Private Sector Holdings make up the rest of the €258 billion in debt, so about €66 billion in total.

This data is a bit rough as it came from Bloomberg and there are some bonds that I couldn’t tie out, a few bonds that seem to exist but shouldn’t, and very little information on the loans. It is the best I could come up with for now, but I think it capture the bulk of what is going on.

So the buyback program is designed to reduce total debt outstanding.

Let’s say the Troika was able to buy all of the PSI debt back at 30% of par. That is €62 billion of PSI debt. It would cost Greece €19 billion and would reduce debt from €258 billion to €214 billion. So that is why the Troika likes this idea. Greece would see debt outstanding drop.

That Debt Reduction is Totally Meaningless

First, why would investors who have already taken a haircut, managed to get English law treatment on the new bonds, capitulate and lock in losses at extremely low prices? The PSI was done earlier this year! It isn’t like this is something that has had time to run its course. So I expect at the prices the Troika wants, there will be few sellers. But even that isn’t the problem.

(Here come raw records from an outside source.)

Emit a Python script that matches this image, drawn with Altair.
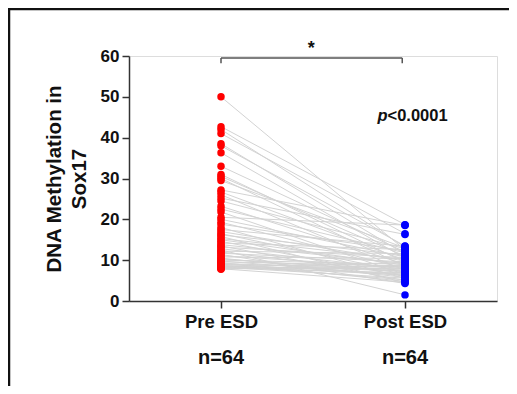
import altair as alt
import pandas as pd

pre_values = [50, 42.7, 42, 41, 38.5, 38, 36.3, 33, 31, 30.5, 30, 29.5, 27.2, 26.7, 26, 25.2,
              24.5, 23.2, 22.5, 21.8, 20.5, 20, 19.3, 18.8, 18, 17.5, 17, 16.5, 16.2, 15.8, 15.3, 15,
              14.6, 14.2, 13.8, 13.5, 13.2, 12.8, 12.5, 12.2, 12, 11.7, 11.4, 11.1, 10.8, 10.5, 10.3, 10,
              9.8, 9.6, 9.4, 9.2, 9, 8.9, 8.8, 8.6, 8.5, 8.4, 8.3, 8.2, 8.1, 8, 7.9, 7.8]
post_values = [12.5, 18.7, 13.2, 16.5, 11.5, 13.5, 10.5, 12, 9.5, 11, 8.5, 13, 18.5, 10, 7.5, 16.3,
               12.8, 9, 11.8, 6.5, 18.6, 10.8, 8, 12.3, 5.5, 13.4, 9.8, 7, 11.2, 4.5, 10.2, 8.8,
               6, 12.6, 9.2, 5, 10.6, 7.8, 1.5, 11.6, 6.8, 9.6, 4.3, 8.2, 10.4, 5.8, 7.2, 9,
               6.2, 8.6, 4.8, 7.6, 6.6, 8.4, 5.2, 7.4, 6.4, 9.4, 5.6, 7.9, 6.9, 8.1, 4.6, 8.7]
groups = ["Pre ESD", "Post ESD"]
group_pos = [0, 1]
n_labels = ["n=64", "n=64"]
y_ticks = [0, 10, 20, 30, 40, 50, 60]

rows = []
for i, (a, b) in enumerate(zip(pre_values, post_values)):
    rows.append({"pair": i, "group": groups[0], "pos": group_pos[0], "value": a})
    rows.append({"pair": i, "group": groups[1], "pos": group_pos[1], "value": b})
df = pd.DataFrame(rows)

FONT = "Liberation Sans"
xscale = alt.Scale(domain=[-0.5, 1.5], nice=False, zero=False)
yscale = alt.Scale(domain=[0, 60], nice=False)

base = alt.Chart(df)

lines = base.mark_line(color="#d3d3d3", strokeWidth=1).encode(
    x=alt.X("pos:Q", scale=xscale,
            axis=alt.Axis(values=group_pos, title=None,
                          labelExpr="datum.value == 0 ? 'Pre ESD' : (datum.value == 1 ? 'Post ESD' : '')",
                          labelFont=FONT, labelFontSize=18.5, labelFontWeight="bold", labelColor="#111",
                          labelPadding=4, tickSize=7, tickColor="#333", tickWidth=1.5,
                          domainColor="#333", domainWidth=1.5, grid=False)),
    y=alt.Y("value:Q", scale=yscale,
            axis=alt.Axis(values=y_ticks, title=["DNA Methylation in", "Sox17"],
                          titleFont=FONT, titleFontSize=20.5, titleFontWeight="bold", titleColor="#111",
                          titleLineHeight=25, titlePadding=11,
                          labelFont=FONT, labelFontSize=17, labelFontWeight="bold", labelColor="#111",
                          labelPadding=3, tickSize=7, tickColor="#333", tickWidth=1.5,
                          domainColor="#333", domainWidth=1.5, grid=False)),
    detail="pair:N",
)

points = base.mark_circle(size=56, opacity=1).encode(
    x=alt.X("pos:Q", scale=xscale),
    y=alt.Y("value:Q", scale=yscale),
    color=alt.Color("group:N", scale=alt.Scale(domain=groups, range=["#ff0000", "#0000ff"]), legend=None),
)

bracket_df = pd.DataFrame({"x": [0], "x2": [0.985], "y": [59.5]})
bracket_h = alt.Chart(bracket_df).mark_rule(color="#555", strokeWidth=1.5).encode(
    x=alt.X("x:Q", scale=xscale), x2="x2:Q", y=alt.Y("y:Q", scale=yscale))
ticks_df = pd.DataFrame({"x": [0, 0.985], "y": [59.5, 59.5], "y2": [58.2, 58.2]})
bracket_v = alt.Chart(ticks_df).mark_rule(color="#555", strokeWidth=1.5).encode(
    x=alt.X("x:Q", scale=xscale), y=alt.Y("y:Q", scale=yscale), y2="y2:Q")

star = alt.Chart(pd.DataFrame({"x": [0.49], "t": ["*"]})).mark_text(
    font=FONT, fontSize=18, fontWeight="bold", color="#111", baseline="middle").encode(
    x=alt.X("x:Q", scale=xscale), y=alt.value(-7), text="t:N")

p_df = pd.DataFrame({"x": [0.905], "y": [45.3], "p": ["p"], "rest": ["<0.0001"]})
p_it = alt.Chart(p_df).mark_text(font=FONT, fontSize=16.5, fontWeight="bold", fontStyle="italic",
                                 color="#111", align="right", baseline="middle").encode(
    x=alt.X("x:Q", scale=xscale), y=alt.Y("y:Q", scale=yscale), text="p:N")
p_rest = alt.Chart(p_df).mark_text(font=FONT, fontSize=16.5, fontWeight="bold",
                                   color="#111", align="left", baseline="middle").encode(
    x=alt.X("x:Q", scale=xscale), y=alt.Y("y:Q", scale=yscale), text="rest:N")

n_df = pd.DataFrame({"pos": group_pos, "n": n_labels, "dx": [6, -4]})
n_text = alt.Chart(n_df).mark_text(font=FONT, fontSize=20, fontWeight="bold", color="#111",
                                   baseline="middle").encode(
    x=alt.X("pos:Q", scale=xscale), y=alt.value(302), text="n:N", xOffset=alt.XOffset("dx:Q", scale=None))

frame_top = alt.Chart(pd.DataFrame({"a": [0]})).mark_rule(color="#111", strokeWidth=2.5).encode(
    x=alt.value(-121), x2=alt.value(420), y=alt.value(-47))
frame_left = alt.Chart(pd.DataFrame({"a": [0]})).mark_rule(color="#111", strokeWidth=2.5).encode(
    x=alt.value(-120), y=alt.value(-48), y2=alt.value(340))

chart = alt.layer(lines, points, bracket_h, bracket_v, star, p_it, p_rest, n_text, frame_top, frame_left).properties(
    width=368, height=245,
    autosize=alt.AutoSizeParams(type="none"),
    padding={"left": 121, "top": 48, "right": 12, "bottom": 85},
).configure_view(stroke=None).configure(background="white")

chart.save("out.html", embed_options={"renderer": "svg", "actions": False})
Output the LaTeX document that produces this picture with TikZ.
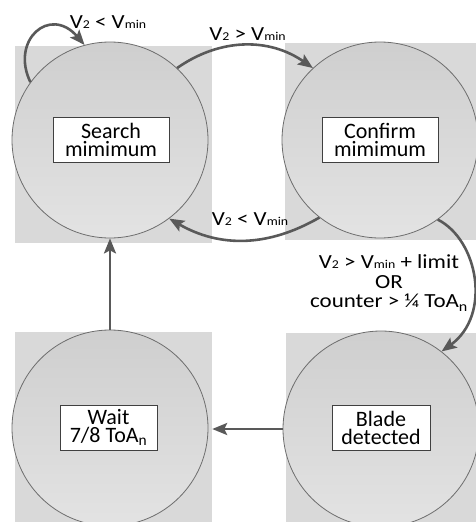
\documentclass[tikz,border=0pt]{standalone}
\usepackage{fontspec}
\setmainfont{Carlito}
\newfontfamily\lblfont[FakeStretch=1.15]{Carlito}
\usetikzlibrary{arrows.meta,calc}
\definecolor{sqfill}{HTML}{D9D9D9}
\definecolor{arrcol}{HTML}{595959}
\definecolor{edgecol}{HTML}{6E6E6E}
\newcommand{\myV}[1]{V{\fontsize{12}{12}\selectfont #1}}
\newcommand{\mymin}{{\fontsize{12}{12}\selectfont min}}
\begin{document}
\begin{tikzpicture}[x=1pt,y=1pt,
  sqbox/.style={draw=none,fill=sqfill,minimum size=197pt,inner sep=0pt},
  state/.style={circle,draw=edgecol,line width=0.8pt,top color=black!19,bottom color=black!11,minimum size=196pt,inner sep=0pt},
  txtbox/.style={draw=black!75,line width=0.8pt,fill=white,align=center,minimum height=45pt,inner xsep=3pt,inner ysep=0pt,font=\fontsize{22}{18}\selectfont},
  arrow/.style={draw=arrcol,line width=2.6pt,-{Stealth[length=15pt,width=12pt,inset=3pt]}},
  lbl/.style={font=\lblfont\fontsize{20}{19.5}\selectfont,inner sep=0pt,align=center}]
\useasboundingbox (0,0) rectangle (476,-522);
\clip (0,0) rectangle (476,-522);
% background squares
\node[sqbox] (Sbg) at (113.5,-144) {};
\node[sqbox] (Cbg) at (383.5,-141.5) {};
\node[sqbox] (Wbg) at (113.5,-430.5) {};
\node[sqbox] (Bbg) at (384.5,-431.5) {};
% states
\node[state] (S) at (110,-140) {};
\node[state] (C) at (380,-140) {};
\node[state] (W) at (110,-428) {};
\node[state] (B) at (381,-429) {};
% text boxes
\node[txtbox,minimum width=116pt] (St) at (111,-139.5) {Search\\mimimum};
\node[txtbox,minimum width=116pt] (Ct) at (380,-139.5) {Confirm\\mimimum};
\node[txtbox,minimum width=97pt] (Wt) at (108.5,-427.5) {Wait\\7/8 ToA\textsubscript{n}};
\node[txtbox,minimum width=98pt] (Bt) at (381,-428) {Blade\\detected};
% connectors
\draw[arrow] (S.144) .. controls (10,-40) and (50,-5) .. (S.105);
\draw[arrow] (S.47) to[out=35,in=145] (C.133);
\draw[arrow] (C.232) to[out=-150,in=-30] (S.307);
\draw[arrow] (C.306) .. controls (478,-240) and (492,-315) .. (B.52);
\draw[arrow] (B.west) -- (B.west -| Wbg.east);
\draw[arrow] (W.north) -- (S.south);
% labels
\node[lbl,anchor=base] (L1) at (108,-28) {\myV{2} < V\mymin};
\node[lbl,anchor=base] (L2) at (247.5,-40) {\myV{2} > V\mymin};
\node[lbl,anchor=base] (L3) at (250,-225) {\myV{2} < V\mymin};
\node[lbl] (L4) at (389,-283) {\myV{2} > V\mymin{} + limit\\OR\\counter > ¼ ToA\textsubscript{n}};
\end{tikzpicture}
\end{document}
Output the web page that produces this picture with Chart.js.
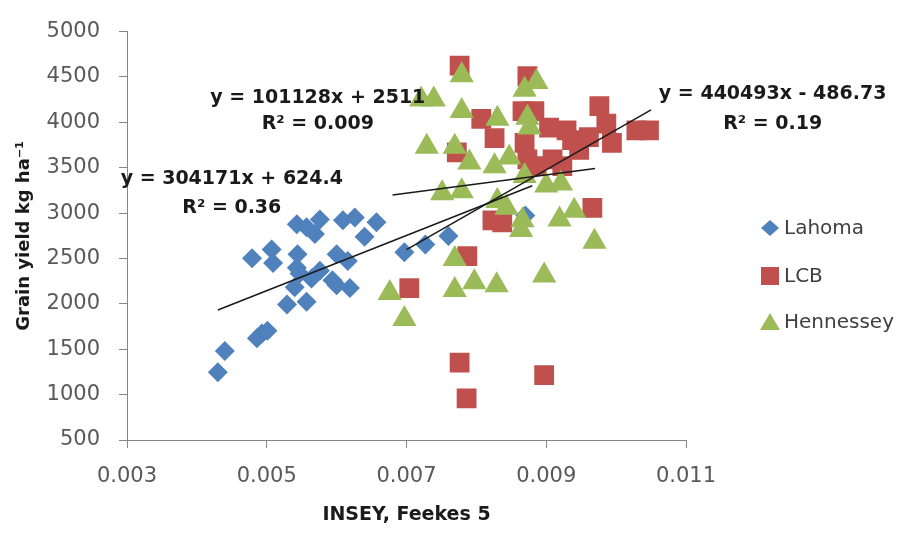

What isn’t discussed, or at least I haven’t seen, is what will the new loans to Greece look like? If the ESM is willing to lend to Greece for 20 years at 2%, then the idea is more interesting. But if the ESM is willing to do that, why not just reschedule all existing official sector debt into 20 year 2% loans?

Without knowing what maturity and rate the ESM is offering, it is hard to judge how successful the program would be. Here is a simple example:

If ESM lent at 4% for 5 years and the cost was 50% of par, Greece would be WORSE off after the program. Greece is paying 2% for the money which is 10 years or longer. If it knocked 50% of the debt off but stepped up the coupon to 4%, there would be NO annual savings. The Troika would get their “debt reduction” but it wouldn’t save Greece any money.

Worse than that, instead of having 10 years before making the first redemption payment on a PSI bond, the entirety would come due in 5 years. That is far worse from Greek perspective.

What is the Average Purchase Price of the ECB’s Holdings?

Why not sell the ECB holdings to the ESM at cost. No “losses” in that case. No “financing”. If the average purchase price is 85% (reasonable assumption) that would know $10 billion off the debt right there.

If the ESM would lend for 10 years at 2% on that, then annual coupon drops and redemption is pushed off. Great for Greece.

Except for HUGE AND GENEROUS AND LUXURIOUS Lifestyle, why does IMF need profit?

I’m not sure what the IMF does anymore, but it does seem to be morphing itself into something that looks more like a James Bond villain than an international group helping promote stability. Seriously, have you seen their “lair”?

Another obvious spot to extend and do this at “cost” which seems to be about 0%.

Official Sector Debt Forgiveness is Coming

The buyback program is largely stupid, will be ineffectual, and highlights how unwilling the Troika is to think like an actual creditor. They live in a world devoid of reality, for now, but that ability to ignore reality is chipped away at daily, and they will eventually accept involvement in trying to give Greece a workable program. That will be good for the Greek people and the PSI bonds. As I have written before, Greece could help themselves by working on some actual alternatives, rather than showing up at the negotiating table with empty threats and a bailout cup.